Misconceptions regarding how bitrate, framerate and quality interact
I have read statements like this a number of times (simplified):
Camera X has a bit rate of 50 MBit and if you record in 60 FPS that is really equivalent to 25 MBit at 30 FPS and that means the quality is bad.
This sounds logical because the argument is that having fewer bytes for each picture results in lower quality and thus the video at 60 FPS is at the same quality as a 25 MBit at 30 FPS. However, this is only true for intra-only codecs such as Prores, DNxHD, AVCI or IMX. Let me explain why.

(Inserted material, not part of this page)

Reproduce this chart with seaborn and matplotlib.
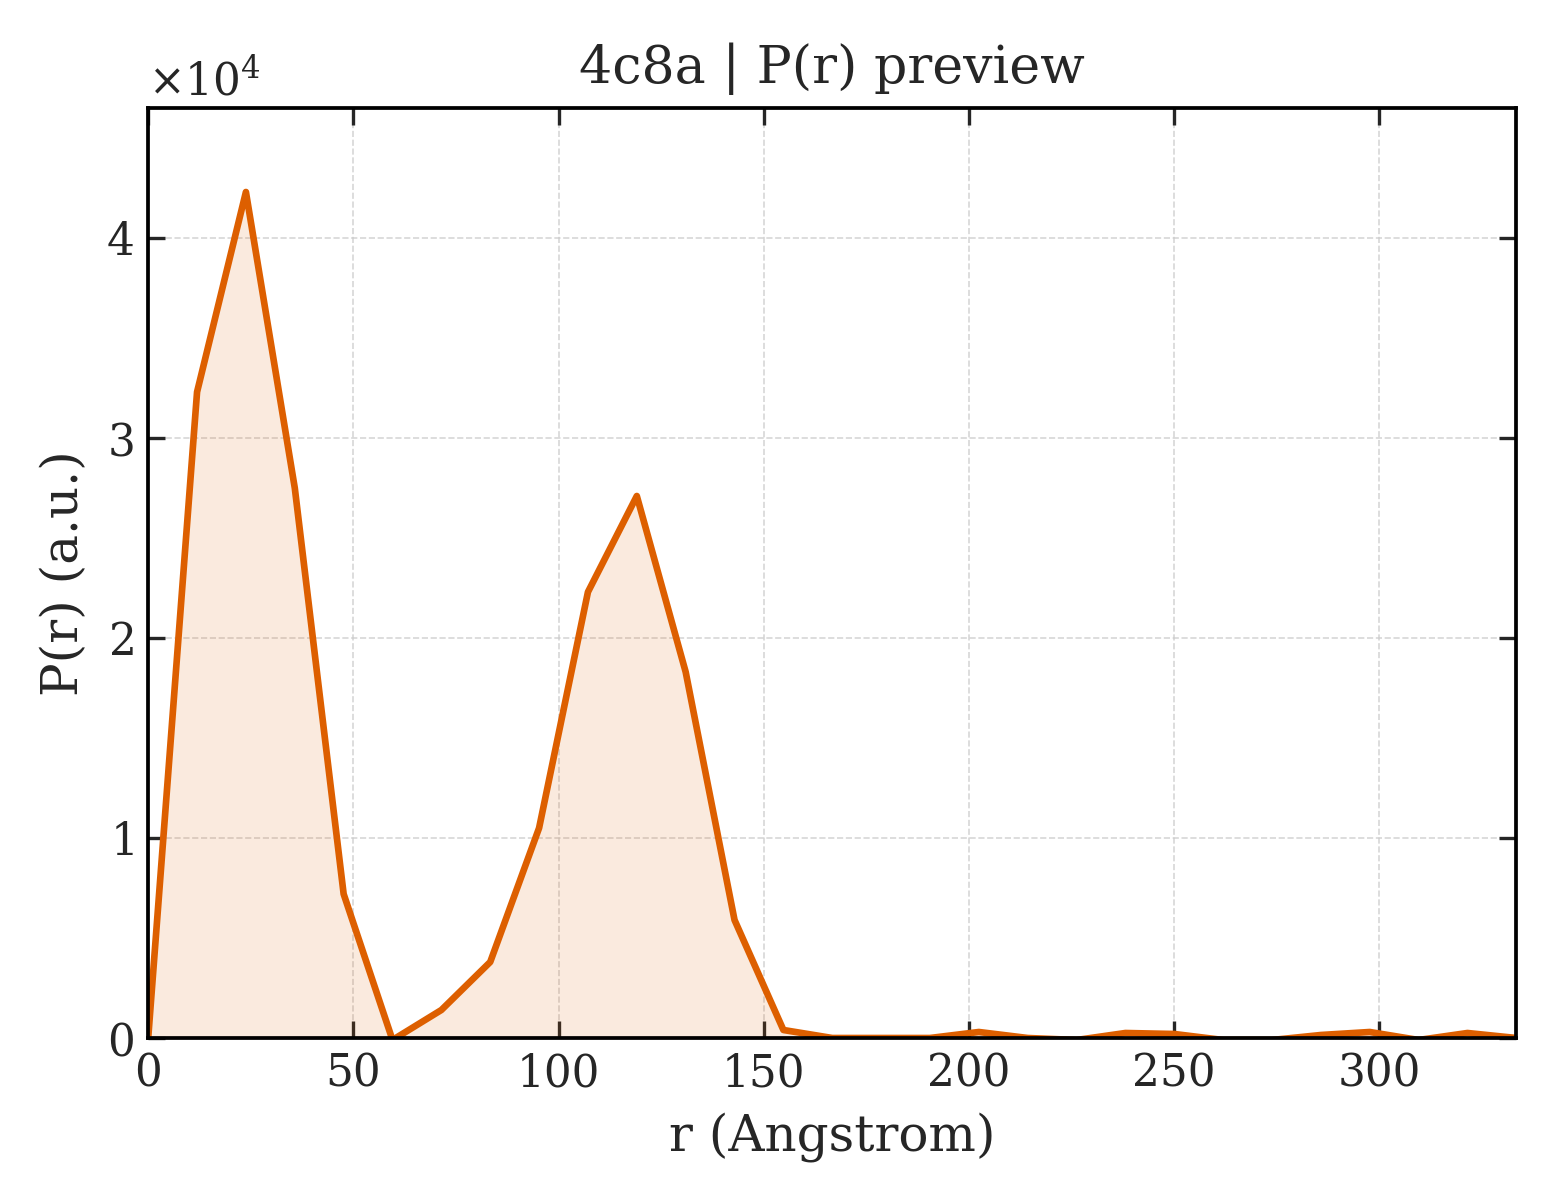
import numpy as np
import pandas as pd
import matplotlib
matplotlib.use("Agg")
import matplotlib.pyplot as plt
import seaborn as sns

# r grid (Angstrom) and P(r) values
r_step = 333.4 / 28
r_values = [i * r_step for i in range(29)]
p_values = [0, 32300, 42300, 27500, 7200, -100, 1400, 3800, 10500, 22300,
            27100, 18300, 5900, 400, 0, 0, 0, 300, 0, -100,
            250, 200, -100, -100, 150, 300, -100, 250, 0]

df = pd.DataFrame({"r": r_values, "P": p_values})

sns.set_theme(style="white")
plt.rcParams["font.family"] = ["DejaVu Serif"]
plt.rcParams["mathtext.fontset"] = "dejavuserif"

color = "#dd5f00"
fig, ax = plt.subplots(figsize=(5.2, 4), dpi=300)
ax.fill_between(df["r"], df["P"], 0, color=color, alpha=0.13, lw=0)
sns.lineplot(data=df, x="r", y="P", ax=ax, color=color, lw=1.6)

ax.set_xlim(0, 333.4)
ax.set_ylim(0, 46500)
ax.set_xticks([0, 50, 100, 150, 200, 250, 300])
ax.ticklabel_format(axis="y", style="sci", scilimits=(0, 0), useMathText=True)
ax.grid(True, ls="--", lw=0.4, color="#cccccc", alpha=0.8)
ax.tick_params(direction="in", top=True, right=True, labelsize=10.5,
               length=4, width=0.8, bottom=True, left=True)
for s in ax.spines.values():
    s.set_linewidth(0.9)
    s.set_color("black")
ax.yaxis.get_offset_text().set_fontsize(10.5)
ax.set_xlabel("r (Angstrom)", fontsize=12)
ax.set_ylabel("P(r) (a.u.)", fontsize=12)
ax.set_title("4c8a | P(r) preview", fontsize=12.5)
fig.subplots_adjust(left=0.095, right=0.972, bottom=0.135, top=0.91)
fig.savefig("out.png", dpi=300)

The key factor that makes compression so much more efficient for inter-frame codecs (also commonly called “long GOP”, although that’s a bit of a misleading name) is that they do something called motion estimation. That means they analyze the content of the input signal and try to represent the motion of certain blocks of pixels between frames by something called vectors and those take up very little space. Then the difference between a picture approximated by moving around those blocks from the source signal along those vectors and the actual image is computed and then compressed as an image. The trick here is, that the better the approximation is, this difference image will not contain a high density of information and will compress really well.
The slower things are moving in the picture, the easier it is to estimate the motion and thus compress well. So by filming the same subject in 60 FPS instead of 30 FPS you are effectively cutting the speed of motion in half. The higher the frame rate is, the better the motion estimation will work for a given motive and then the formula used above no longer works.
So what is the right number? The answer is, you cannot say, because this whole effect depends on a number of pretty complex factors. One is the actual codec implementation, e.g. one h.264 encoder is not the same at all as another h.264 encoder as far as quality at the same bitrate is concerned. Making encoders is almost an art form. Another thing is that it highly depends on the motive (for each individual codec implementation!). All that means that you can not solve this using a formula. The sad truth is, you have to test.
The bottom line is, don’t trust anyone making this statement to dismiss a camera until you’ve seen actual results.